Community cleanup program a success

A new Borough clean-up program has led to about 360 tons of trash being removed across 18 private properties. That’s according to Jason Ortiz, Mat-Su Borough Deputy Director of Planning and Land Use. He aims to make the program more robust and inclusive of more services.

Not only has the current program helped clean up the community, it also led to collaborations within and outside the Borough. Those relationships will ultimately help the Borough provide better services. Ortiz says residents who call to report an issue are sometimes shuffled to another agency or department, making the process inefficient and frustrating.

One example is trash in roadways. Ortiz says the Borough is developing a memorandum of understanding with the Alaska State Department of Transportation and Public Facilities. Residents won’t have to guess if their road is maintained by the Borough or the State.

“I think having an MOU with the State will allow us to act quicker and the State will be able to throw some resources, money, more importantly, for us to do the work faster on their property and their rights-of-ways.”

One of the parcels cleaned up this year benefitted from the diversion program, still in the development stage with the Palmer District Attorney’s Office. This program will be a way for offenders to provide community service. 

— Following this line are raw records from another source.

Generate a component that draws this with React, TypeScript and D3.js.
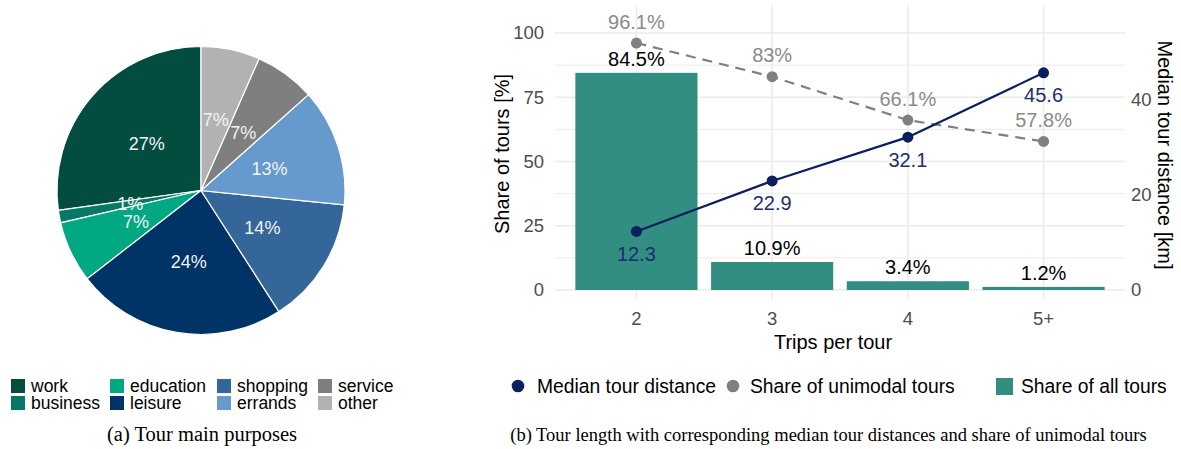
import React from "react";
import * as d3 from "d3";

// ---------- data ----------
const purposes = ["work", "business", "education", "leisure", "shopping", "errands", "service", "other"];
const purposeShares = [27.2, 1.4, 6.9, 23.6, 14.3, 13.2, 6.8, 6.6];

const tripCategories = ["2", "3", "4", "5+"];
const shareAllTours = [84.5, 10.9, 3.4, 1.2];
const medianDistance = [12.3, 22.9, 32.1, 45.6];
const shareUnimodal = [96.1, 83, 66.1, 57.8];
const leftTicks = [0, 25, 50, 75, 100];
const minorTicks = [12.5, 37.5, 62.5, 87.5];
const rightTicks = [0, 20, 40];

// ---------- styles ----------
const purposeColors = ["#024D40", "#077868", "#02A881", "#003366", "#346699", "#6699CC", "#7F7F7F", "#B2B2B2"];
const SANS = "'Liberation Sans', Arial, Helvetica, sans-serif";
const SERIF = "'Liberation Serif', 'Times New Roman', serif";
const TEAL = "#318E80";
const NAVY = "#0B1F5E";
const NAVY_TXT = "#1B2F6E";
const GREY_PT = "#808080";
const GREY_TXT = "#8A8A8A";
const AXIS_TXT = "#4D4D4D";
const GRID = "#EBEBEB";

export default function App() {
  // ---- pie ----
  const cx = 201, cy = 190.5, r = 144;
  const pie = d3.pie<number>().sort(null).startAngle(0).endAngle(-2 * Math.PI);
  const arcs = pie(purposeShares);
  const arcGen = d3.arc<d3.PieArcDatum<number>>().innerRadius(0).outerRadius(r);
  const legendCols = [11, 110, 217, 318];
  const legendRows = [379, 396];

  // ---- bar/line chart ----
  const x = d3.scaleBand<string>().domain(tripCategories).range([555, 1125]).paddingInner(0.1).paddingOuter(0.15);
  const xc = (c: string) => (x(c) as number) + x.bandwidth() / 2;
  const y = d3.scaleLinear().domain([0, 100]).range([290, 33]);
  const ratio = 84.5 / 45.6;
  const yDist = d3.scaleLinear().domain([0, 100 / ratio]).range([290, 33]);

  const line = d3.line<number>().x((_, i) => xc(tripCategories[i])).y((d) => y(d));
  const lineDist = d3.line<number>().x((_, i) => xc(tripCategories[i])).y((d) => yDist(d));

  const fmt = (v: number) => `${v}%`;

  return (
    <svg width={1181} height={449} style={{ position: "absolute", left: 0, top: 0, display: "block", background: "#fff" }}>
      {/* ================= Pie ================= */}
      <g transform={`translate(${cx},${cy})`}>
        {arcs.map((a, i) => (
          <path key={purposes[i]} d={arcGen(a) as string} fill={purposeColors[i]} stroke="#fff" strokeWidth={1.2} />
        ))}
        {arcs.map((a, i) => {
          const [lx, ly] = arcGen.centroid(a);
          return (
            <text key={"l" + i} x={lx} y={ly} dy="0.35em" textAnchor="middle" fontFamily={SANS} fontSize={18} fill="#F2F2F2">
              {Math.round(purposeShares[i])}%
            </text>
          );
        })}
      </g>
      {purposes.map((p, i) => {
        const col = Math.floor(i / 2), row = i % 2;
        const lx = legendCols[col], ly = legendRows[row];
        return (
          <g key={"lg" + p}>
            <rect x={lx} y={ly} width={14} height={14} fill={purposeColors[i]} />
            <text x={lx + 20} y={ly + 13} fontFamily={SANS} fontSize={17.5} fill="#000">{p}</text>
          </g>
        );
      })}
      <text x={202} y={441} textAnchor="middle" fontFamily={SERIF} fontSize={20.5} fill="#000">(a) Tour main purposes</text>

      {/* ================= Bar + lines ================= */}
      {minorTicks.map((t) => (
        <line key={"mg" + t} x1={555} x2={1125} y1={y(t)} y2={y(t)} stroke={GRID} strokeWidth={1} />
      ))}
      {leftTicks.map((t) => (
        <line key={"g" + t} x1={555} x2={1125} y1={y(t)} y2={y(t)} stroke={GRID} strokeWidth={1.5} />
      ))}
      {tripCategories.map((c) => (
        <line key={"vg" + c} x1={xc(c)} x2={xc(c)} y1={5} y2={299} stroke={GRID} strokeWidth={1.5} />
      ))}
      {tripCategories.map((c, i) => (
        <rect key={"b" + c} x={x(c)} y={y(shareAllTours[i])} width={x.bandwidth()} height={y(0) - y(shareAllTours[i])} fill={TEAL} />
      ))}
      <path d={line(shareUnimodal) as string} fill="none" stroke={GREY_PT} strokeWidth={2.2} strokeDasharray="10 7" />
      <path d={lineDist(medianDistance) as string} fill="none" stroke={NAVY} strokeWidth={2.2} />
      {tripCategories.map((c, i) => (
        <circle key={"gp" + c} cx={xc(c)} cy={y(shareUnimodal[i])} r={5.5} fill={GREY_PT} />
      ))}
      {tripCategories.map((c, i) => (
        <circle key={"np" + c} cx={xc(c)} cy={yDist(medianDistance[i])} r={5.5} fill={NAVY} />
      ))}
      {tripCategories.map((c, i) => (
        <text key={"bl" + c} x={xc(c)} y={y(shareAllTours[i]) - 7} textAnchor="middle" fontFamily={SANS} fontSize={20} fill="#000">
          {fmt(shareAllTours[i])}
        </text>
      ))}
      {tripCategories.map((c, i) => (
        <text key={"gl" + c} x={xc(c)} y={y(shareUnimodal[i]) - 14.5} textAnchor="middle" fontFamily={SANS} fontSize={20} fill={GREY_TXT}>
          {fmt(shareUnimodal[i])}
        </text>
      ))}
      {tripCategories.map((c, i) => (
        <text key={"nl" + c} x={xc(c)} y={yDist(medianDistance[i]) + 29.5} textAnchor="middle" fontFamily={SANS} fontSize={20} fill={NAVY_TXT}>
          {medianDistance[i]}
        </text>
      ))}
      {/* left axis */}
      {leftTicks.map((t) => (
        <text key={"lt" + t} x={544} y={y(t)} dy="0.35em" textAnchor="end" fontFamily={SANS} fontSize={18.5} fill={AXIS_TXT}>{t}</text>
      ))}
      {/* right axis */}
      {rightTicks.map((t) => (
        <text key={"rt" + t} x={1131} y={yDist(t)} dy="0.35em" textAnchor="start" fontFamily={SANS} fontSize={18.5} fill={AXIS_TXT}>{t}</text>
      ))}
      {/* x axis */}
      {tripCategories.map((c) => (
        <text key={"xt" + c} x={xc(c)} y={325} textAnchor="middle" fontFamily={SANS} fontSize={18.5} fill={AXIS_TXT}>{c}</text>
      ))}
      <text x={833} y={349} textAnchor="middle" fontFamily={SANS} fontSize={20} fill="#000">Trips per tour</text>
      <text transform="translate(509,154) rotate(-90)" textAnchor="middle" fontFamily={SANS} fontSize={20} fill="#000">Share of tours [%]</text>
      <text transform="translate(1158,155) rotate(90)" textAnchor="middle" fontFamily={SANS} fontSize={20} fill="#000">Median tour distance [km]</text>

      {/* legend b */}
      <circle cx={518} cy={386} r={6.3} fill={NAVY} />
      <text x={537} y={393} fontFamily={SANS} fontSize={19.3} fill="#000">Median tour distance</text>
      <circle cx={733} cy={386} r={6.3} fill={GREY_PT} />
      <text x={750} y={393} fontFamily={SANS} fontSize={19.3} fill="#000">Share of unimodal tours</text>
      <rect x={996} y={378} width={17} height={17} fill={TEAL} />
      <text x={1021} y={393} fontFamily={SANS} fontSize={19.3} fill="#000">Share of all tours</text>

      <text x={828.5} y={441} textAnchor="middle" fontFamily={SERIF} fontSize={18.5} fill="#000">
        (b) Tour length with corresponding median tour distances and share of unimodal tours
      </text>
    </svg>
  );
}
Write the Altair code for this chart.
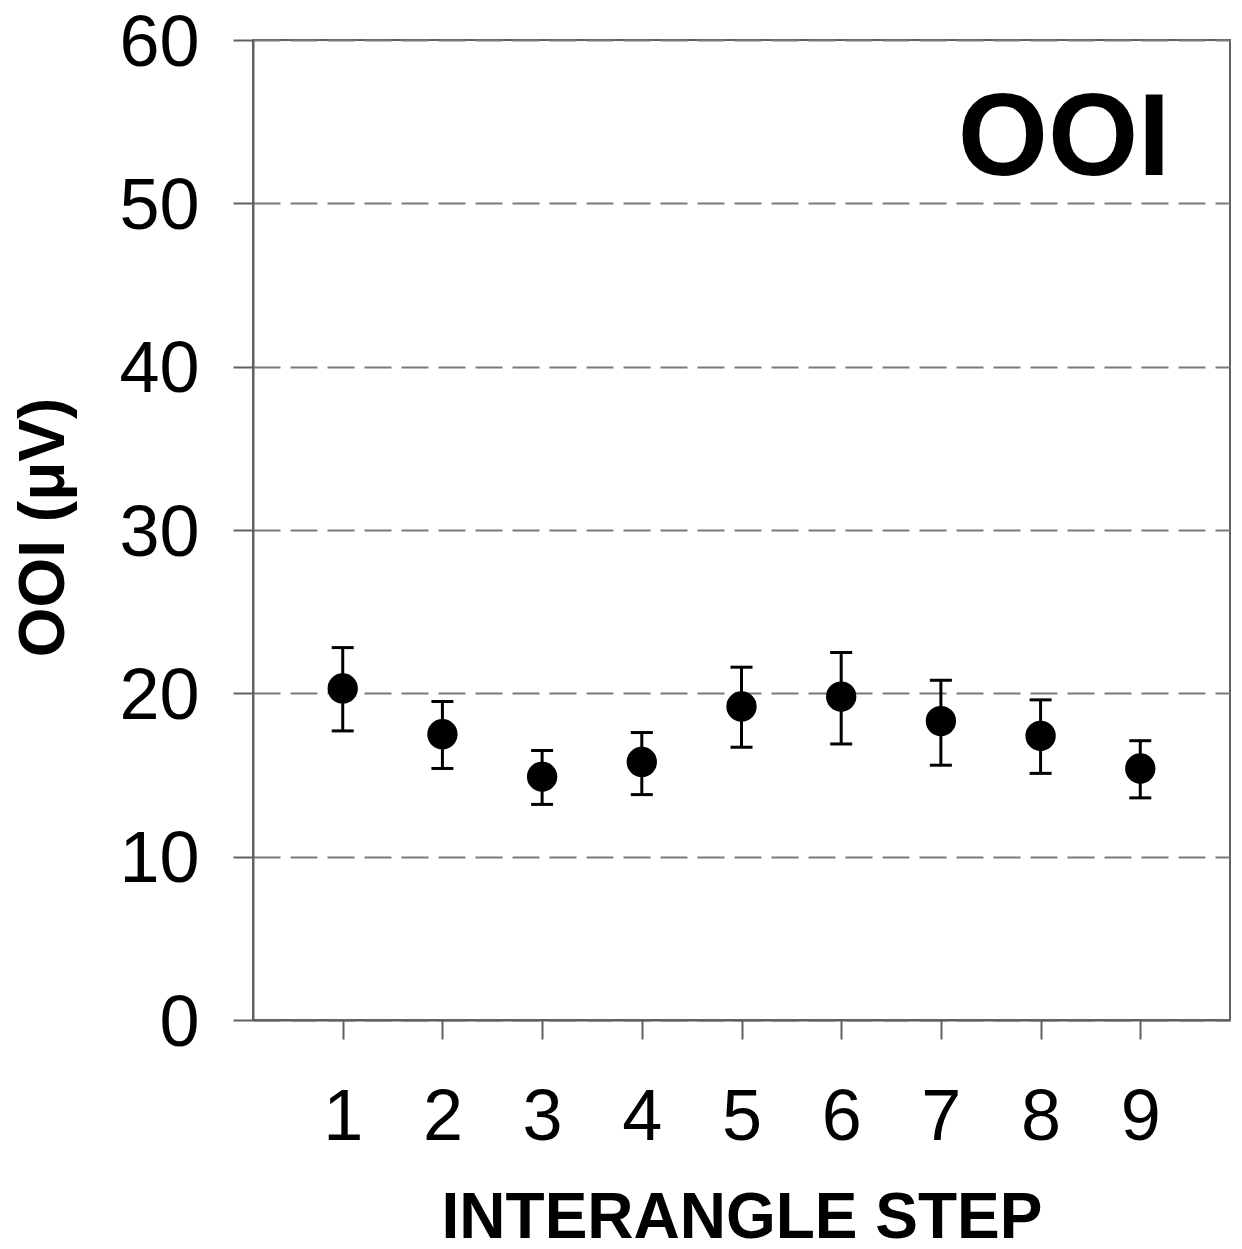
import altair as alt
import pandas as pd

# ---- data ----
steps = [1, 2, 3, 4, 5, 6, 7, 8, 9]
means = [20.3, 17.5, 14.9, 15.8, 19.2, 19.8, 18.3, 17.4, 15.4]
upper = [22.8, 19.5, 16.5, 17.6, 21.6, 22.5, 20.8, 19.6, 17.1]
lower = [17.7, 15.4, 13.2, 13.8, 16.7, 16.9, 15.6, 15.1, 13.6]
y_ticks = [0, 10, 20, 30, 40, 50, 60]
panel_label = ["OOI"]
x_title = "INTERANGLE STEP"
y_title = "OOI (μV)"

df = pd.DataFrame({"step": steps, "mean": means, "upper": upper, "lower": lower})

FONT = "Liberation Sans"
FRAME = "#606060"

x_scale = alt.Scale(domain=[0.1, 9.9], nice=False, zero=False)
y_scale = alt.Scale(domain=[0, 60], nice=False, zero=True)

x_axis = alt.Axis(
    values=steps, format="d", grid=False, tickSize=19, labelPadding=43, labelFontSize=72,
    labelFlush=False, labelOverlap=False,
    titleFontSize=64, titleFontWeight="bold", titleX=488.5, titleY=217,
    titleAlign="center", titleBaseline="alphabetic",
)
y_axis = alt.Axis(
    values=y_ticks, format="d", grid=True, tickSize=20, labelPadding=34, labelFontSize=72,
    labelFlush=False, labelOverlap=False, labelOffset=3,
    titleFontSize=64, titleFontWeight="bold", titleAngle=270,
    titleX=-190, titleY=487, titleAlign="center", titleBaseline="alphabetic",
)

base = alt.Chart(df)

rules = base.mark_rule(color="black", strokeWidth=3).encode(
    x=alt.X("step:Q", scale=x_scale, axis=x_axis, title=x_title),
    y=alt.Y("lower:Q", scale=y_scale, axis=y_axis, title=y_title),
    y2="upper:Q",
)
caps_top = base.mark_tick(orient="horizontal", size=22, thickness=3, color="black", opacity=1).encode(
    x=alt.X("step:Q", title=x_title),
    y=alt.Y("upper:Q", title=y_title),
)
caps_bot = base.mark_tick(orient="horizontal", size=22, thickness=3, color="black", opacity=1).encode(
    x=alt.X("step:Q", title=x_title),
    y=alt.Y("lower:Q", title=y_title),
)
points = base.mark_circle(size=920, color="black", opacity=1).encode(
    x=alt.X("step:Q", title=x_title),
    y=alt.Y("mean:Q", title=y_title),
)
label = alt.Chart(pd.DataFrame({"t": panel_label})).mark_text(
    font=FONT, fontSize=116, fontWeight="bold", color="black",
    align="center", baseline="alphabetic",
).encode(text="t:N", x=alt.value(811), y=alt.value(135))

chart = (
    alt.layer(rules, caps_top, caps_bot, points, label)
    .properties(
        width=977, height=980,
        autosize=alt.AutoSizeParams(type="none"),
        padding={"left": 245, "top": 32, "right": 4, "bottom": 221},
        background="white",
    )
    .configure_view(stroke=FRAME, strokeWidth=2)
    .configure_axis(
        domainColor=FRAME, domainWidth=2, tickColor=FRAME, tickWidth=2,
        labelFont=FONT, titleFont=FONT, labelColor="black", titleColor="black",
        gridColor="#7a7a7a", gridWidth=2, gridDash=[27, 10],
    )
)

chart.save("out.html", embed_options={"renderer": "svg", "actions": False})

About 18 Borough-owned parcels are also in need of clean-ups. Those parcels fall under the authority of Community Development. Junk car removals and rights-of-way trash fall under the Solid Waste Division. Ortiz has a proposal to bring these programs together.

“I am proposing that we get this full-time position and get these part-time positions and take over all of it so that way we can then try to manage a program through private property clean-ups. Through a diversion program. And really grow the diversion program by working together with the State and the Department of Law, grow the diversion program and then see all this successfully cleaned up and just a cleaner community.”

Ortiz says he has requested $221,000 for the upcoming fiscal year budget, excluding the junk car program. He says if that program continues it will have a separate budget. But that it would make sense to be included in the larger community cleanup program.

The public can provide input on the clean-up and other Borough programs during the Assembly’s spring budget hearings.